**AIM:**
Starting at the first line of the data, please print exactly those lines through the one that holds "d3.symbol().type(d3.symbolDiamond2).size(85)() as string;", omitting every picture.

**DATA LINES:**
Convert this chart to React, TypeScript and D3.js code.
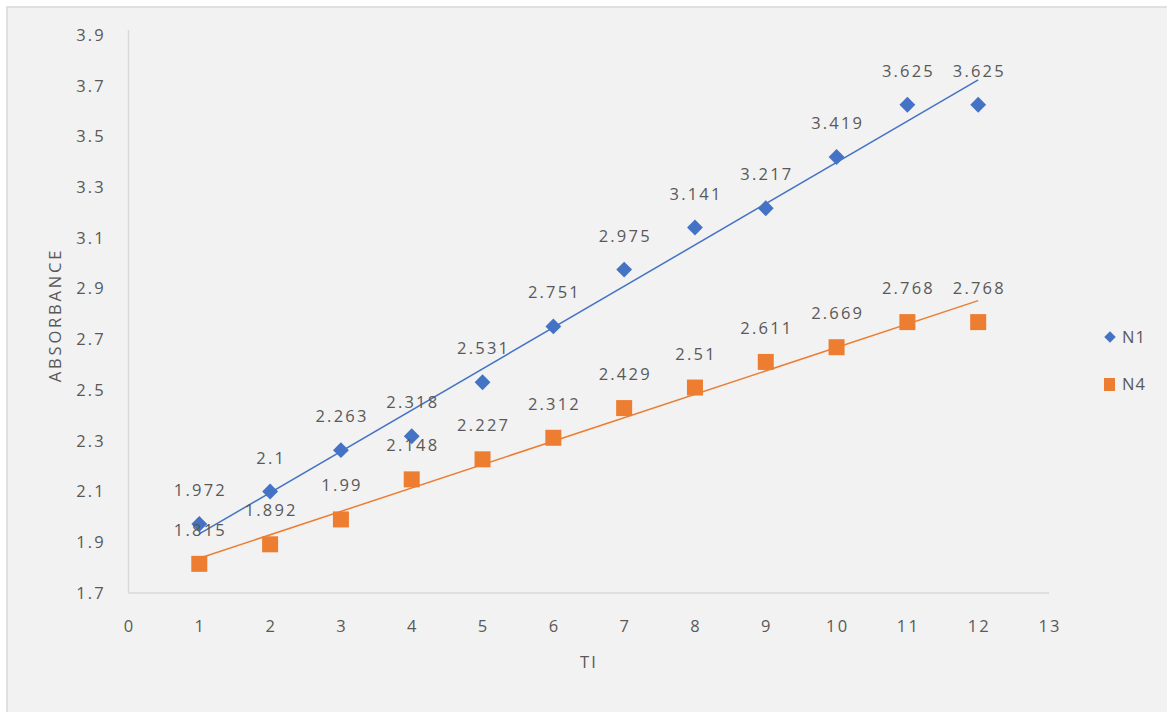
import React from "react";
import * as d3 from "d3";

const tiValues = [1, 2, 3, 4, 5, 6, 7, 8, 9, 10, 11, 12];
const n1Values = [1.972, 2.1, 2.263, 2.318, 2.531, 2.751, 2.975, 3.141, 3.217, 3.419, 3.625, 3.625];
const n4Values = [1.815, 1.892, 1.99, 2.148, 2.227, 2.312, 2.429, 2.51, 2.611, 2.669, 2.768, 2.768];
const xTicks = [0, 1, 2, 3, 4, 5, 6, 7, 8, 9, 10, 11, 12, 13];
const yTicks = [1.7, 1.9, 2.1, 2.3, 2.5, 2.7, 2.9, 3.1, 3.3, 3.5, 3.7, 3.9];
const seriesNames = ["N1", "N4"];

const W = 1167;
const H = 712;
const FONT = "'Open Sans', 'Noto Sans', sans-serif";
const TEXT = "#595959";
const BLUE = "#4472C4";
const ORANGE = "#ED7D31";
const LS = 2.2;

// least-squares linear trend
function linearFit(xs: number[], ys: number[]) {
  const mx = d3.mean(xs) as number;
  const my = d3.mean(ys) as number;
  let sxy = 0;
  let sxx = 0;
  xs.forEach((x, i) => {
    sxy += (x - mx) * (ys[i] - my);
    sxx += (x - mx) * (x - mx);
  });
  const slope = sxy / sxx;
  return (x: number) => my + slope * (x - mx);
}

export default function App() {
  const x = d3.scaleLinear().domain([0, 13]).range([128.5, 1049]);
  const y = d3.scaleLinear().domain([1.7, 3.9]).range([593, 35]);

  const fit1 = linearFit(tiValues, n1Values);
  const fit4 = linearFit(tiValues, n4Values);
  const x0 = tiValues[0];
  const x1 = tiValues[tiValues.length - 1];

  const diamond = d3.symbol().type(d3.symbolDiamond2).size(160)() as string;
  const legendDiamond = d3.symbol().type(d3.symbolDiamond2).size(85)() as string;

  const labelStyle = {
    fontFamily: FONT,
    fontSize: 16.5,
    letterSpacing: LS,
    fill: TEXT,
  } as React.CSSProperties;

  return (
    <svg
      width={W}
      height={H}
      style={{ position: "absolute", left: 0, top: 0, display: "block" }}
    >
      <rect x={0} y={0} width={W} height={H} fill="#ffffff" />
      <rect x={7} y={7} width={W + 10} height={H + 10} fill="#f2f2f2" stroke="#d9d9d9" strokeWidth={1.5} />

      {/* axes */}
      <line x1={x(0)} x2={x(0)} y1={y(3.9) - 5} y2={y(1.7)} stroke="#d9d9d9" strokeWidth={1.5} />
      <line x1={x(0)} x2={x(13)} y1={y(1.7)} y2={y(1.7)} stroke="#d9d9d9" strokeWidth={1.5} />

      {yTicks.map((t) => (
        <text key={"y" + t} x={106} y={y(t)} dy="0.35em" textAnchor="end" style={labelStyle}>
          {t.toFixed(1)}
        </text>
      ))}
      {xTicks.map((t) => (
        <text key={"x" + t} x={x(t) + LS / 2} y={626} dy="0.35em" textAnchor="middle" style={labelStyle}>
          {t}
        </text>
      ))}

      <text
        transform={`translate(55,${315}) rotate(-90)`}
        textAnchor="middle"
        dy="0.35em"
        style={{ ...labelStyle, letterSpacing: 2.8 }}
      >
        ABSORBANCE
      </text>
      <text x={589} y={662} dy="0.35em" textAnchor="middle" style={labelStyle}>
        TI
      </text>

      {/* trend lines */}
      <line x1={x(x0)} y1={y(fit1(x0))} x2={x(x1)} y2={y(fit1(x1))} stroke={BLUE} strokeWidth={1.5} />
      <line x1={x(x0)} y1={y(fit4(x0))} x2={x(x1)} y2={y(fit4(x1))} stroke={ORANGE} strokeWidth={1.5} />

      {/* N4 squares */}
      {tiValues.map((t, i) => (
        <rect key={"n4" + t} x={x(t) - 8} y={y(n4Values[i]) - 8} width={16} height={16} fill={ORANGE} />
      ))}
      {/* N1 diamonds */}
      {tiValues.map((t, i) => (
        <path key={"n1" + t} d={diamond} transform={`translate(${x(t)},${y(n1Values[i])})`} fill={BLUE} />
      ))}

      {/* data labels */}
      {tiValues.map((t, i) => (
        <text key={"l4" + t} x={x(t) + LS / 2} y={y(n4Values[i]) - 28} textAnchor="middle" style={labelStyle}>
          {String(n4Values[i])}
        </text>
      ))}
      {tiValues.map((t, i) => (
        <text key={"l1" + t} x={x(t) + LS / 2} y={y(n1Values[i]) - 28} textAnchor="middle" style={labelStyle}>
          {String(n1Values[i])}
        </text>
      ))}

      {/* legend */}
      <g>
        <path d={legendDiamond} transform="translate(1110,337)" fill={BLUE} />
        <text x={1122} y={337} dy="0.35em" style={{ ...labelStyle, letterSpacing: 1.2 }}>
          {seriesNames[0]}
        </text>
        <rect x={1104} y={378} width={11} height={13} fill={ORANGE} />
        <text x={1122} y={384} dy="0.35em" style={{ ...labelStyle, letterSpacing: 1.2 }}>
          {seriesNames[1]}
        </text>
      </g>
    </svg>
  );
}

**SOLUTION:**
Convert this chart to React, TypeScript and D3.js code.
import React from "react";
import * as d3 from "d3";

const tiValues = [1, 2, 3, 4, 5, 6, 7, 8, 9, 10, 11, 12];
const n1Values = [1.972, 2.1, 2.263, 2.318, 2.531, 2.751, 2.975, 3.141, 3.217, 3.419, 3.625, 3.625];
const n4Values = [1.815, 1.892, 1.99, 2.148, 2.227, 2.312, 2.429, 2.51, 2.611, 2.669, 2.768, 2.768];
const xTicks = [0, 1, 2, 3, 4, 5, 6, 7, 8, 9, 10, 11, 12, 13];
const yTicks = [1.7, 1.9, 2.1, 2.3, 2.5, 2.7, 2.9, 3.1, 3.3, 3.5, 3.7, 3.9];
const seriesNames = ["N1", "N4"];

const W = 1167;
const H = 712;
const FONT = "'Open Sans', 'Noto Sans', sans-serif";
const TEXT = "#595959";
const BLUE = "#4472C4";
const ORANGE = "#ED7D31";
const LS = 2.2;

// least-squares linear trend
function linearFit(xs: number[], ys: number[]) {
  const mx = d3.mean(xs) as number;
  const my = d3.mean(ys) as number;
  let sxy = 0;
  let sxx = 0;
  xs.forEach((x, i) => {
    sxy += (x - mx) * (ys[i] - my);
    sxx += (x - mx) * (x - mx);
  });
  const slope = sxy / sxx;
  return (x: number) => my + slope * (x - mx);
}

export default function App() {
  const x = d3.scaleLinear().domain([0, 13]).range([128.5, 1049]);
  const y = d3.scaleLinear().domain([1.7, 3.9]).range([593, 35]);

  const fit1 = linearFit(tiValues, n1Values);
  const fit4 = linearFit(tiValues, n4Values);
  const x0 = tiValues[0];
  const x1 = tiValues[tiValues.length - 1];

  const diamond = d3.symbol().type(d3.symbolDiamond2).size(160)() as string;
  const legendDiamond = d3.symbol().type(d3.symbolDiamond2).size(85)() as string;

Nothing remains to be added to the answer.